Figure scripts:
******************************
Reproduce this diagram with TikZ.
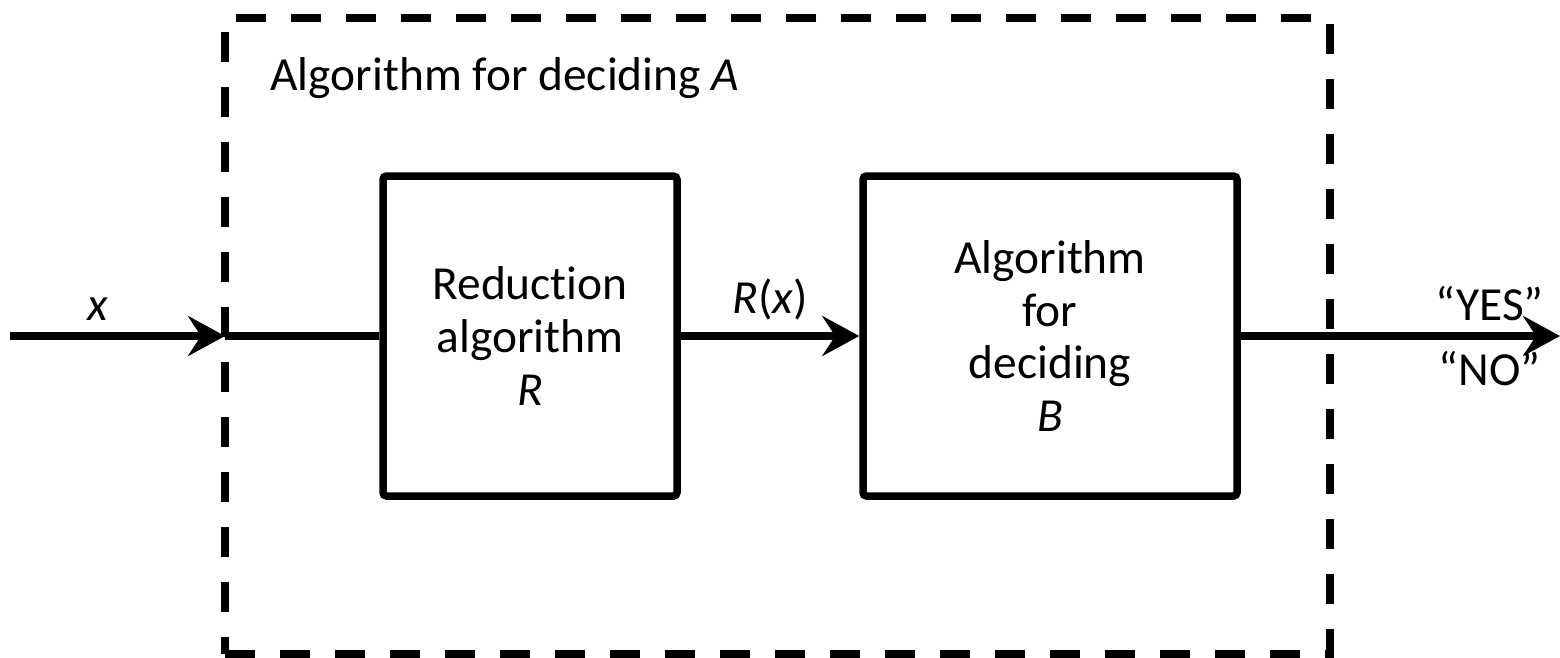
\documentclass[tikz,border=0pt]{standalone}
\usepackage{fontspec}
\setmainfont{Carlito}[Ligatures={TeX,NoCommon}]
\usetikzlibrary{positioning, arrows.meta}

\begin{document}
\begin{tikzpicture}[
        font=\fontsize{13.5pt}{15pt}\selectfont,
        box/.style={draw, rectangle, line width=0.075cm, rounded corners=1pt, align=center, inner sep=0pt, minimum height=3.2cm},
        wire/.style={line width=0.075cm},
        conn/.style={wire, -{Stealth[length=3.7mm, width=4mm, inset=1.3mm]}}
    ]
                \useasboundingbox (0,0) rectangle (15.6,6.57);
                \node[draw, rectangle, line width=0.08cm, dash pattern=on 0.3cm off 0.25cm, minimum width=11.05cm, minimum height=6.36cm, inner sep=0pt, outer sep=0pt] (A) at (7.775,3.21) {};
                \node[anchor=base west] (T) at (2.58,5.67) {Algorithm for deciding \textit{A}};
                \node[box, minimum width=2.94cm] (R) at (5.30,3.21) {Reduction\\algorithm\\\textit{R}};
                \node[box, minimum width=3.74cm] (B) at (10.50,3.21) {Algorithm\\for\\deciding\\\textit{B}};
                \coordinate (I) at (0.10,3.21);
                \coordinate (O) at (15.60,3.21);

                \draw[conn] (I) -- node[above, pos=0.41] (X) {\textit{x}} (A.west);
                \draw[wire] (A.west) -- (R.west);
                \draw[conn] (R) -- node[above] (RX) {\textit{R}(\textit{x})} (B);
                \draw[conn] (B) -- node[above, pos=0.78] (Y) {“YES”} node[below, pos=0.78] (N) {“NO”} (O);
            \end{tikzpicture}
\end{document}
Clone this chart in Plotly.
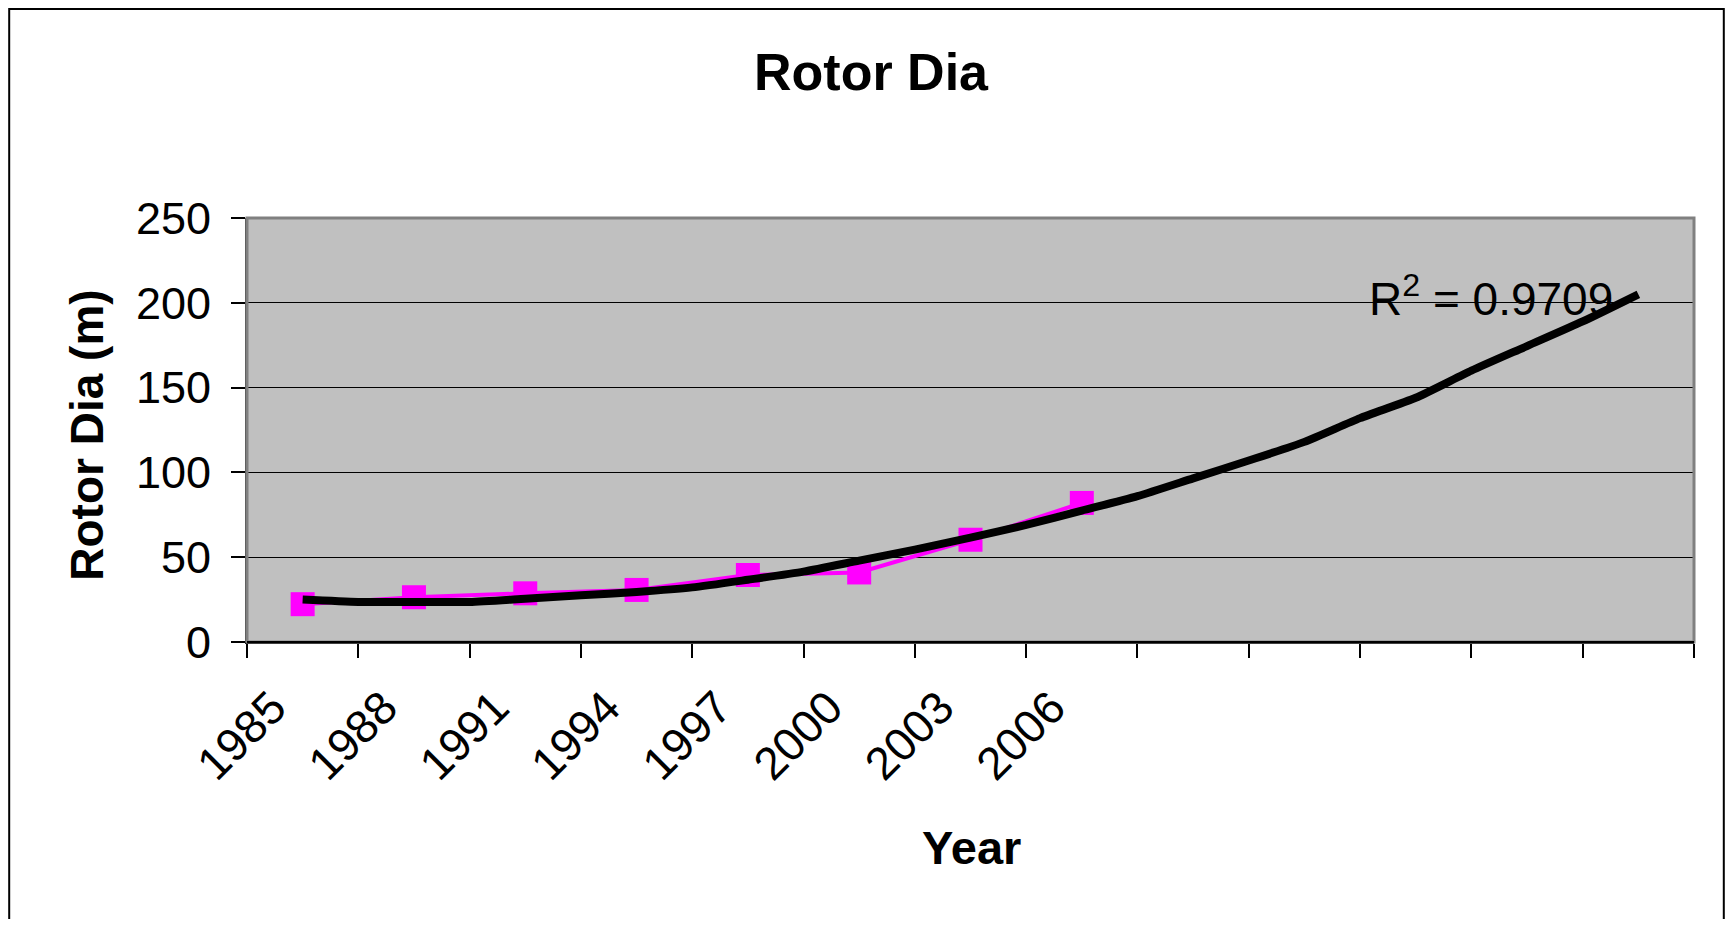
******************************
Exercise:
Leave out the pictures and give the listing above again exactly.

Answer to the problem:
Reproduce this diagram with TikZ.
\documentclass[tikz,border=0pt]{standalone}
\usepackage{fontspec}
\setmainfont{Carlito}[Ligatures={TeX,NoCommon}]
\usetikzlibrary{positioning, arrows.meta}

\begin{document}
\begin{tikzpicture}[
        font=\fontsize{13.5pt}{15pt}\selectfont,
        box/.style={draw, rectangle, line width=0.075cm, rounded corners=1pt, align=center, inner sep=0pt, minimum height=3.2cm},
        wire/.style={line width=0.075cm},
        conn/.style={wire, -{Stealth[length=3.7mm, width=4mm, inset=1.3mm]}}
    ]
                \useasboundingbox (0,0) rectangle (15.6,6.57);
                \node[draw, rectangle, line width=0.08cm, dash pattern=on 0.3cm off 0.25cm, minimum width=11.05cm, minimum height=6.36cm, inner sep=0pt, outer sep=0pt] (A) at (7.775,3.21) {};
                \node[anchor=base west] (T) at (2.58,5.67) {Algorithm for deciding \textit{A}};
                \node[box, minimum width=2.94cm] (R) at (5.30,3.21) {Reduction\\algorithm\\\textit{R}};
                \node[box, minimum width=3.74cm] (B) at (10.50,3.21) {Algorithm\\for\\deciding\\\textit{B}};
                \coordinate (I) at (0.10,3.21);
                \coordinate (O) at (15.60,3.21);

                \draw[conn] (I) -- node[above, pos=0.41] (X) {\textit{x}} (A.west);
                \draw[wire] (A.west) -- (R.west);
                \draw[conn] (R) -- node[above] (RX) {\textit{R}(\textit{x})} (B);
                \draw[conn] (B) -- node[above, pos=0.78] (Y) {“YES”} node[below, pos=0.78] (N) {“NO”} (O);
            \end{tikzpicture}
\end{document}
Clone this chart in Plotly.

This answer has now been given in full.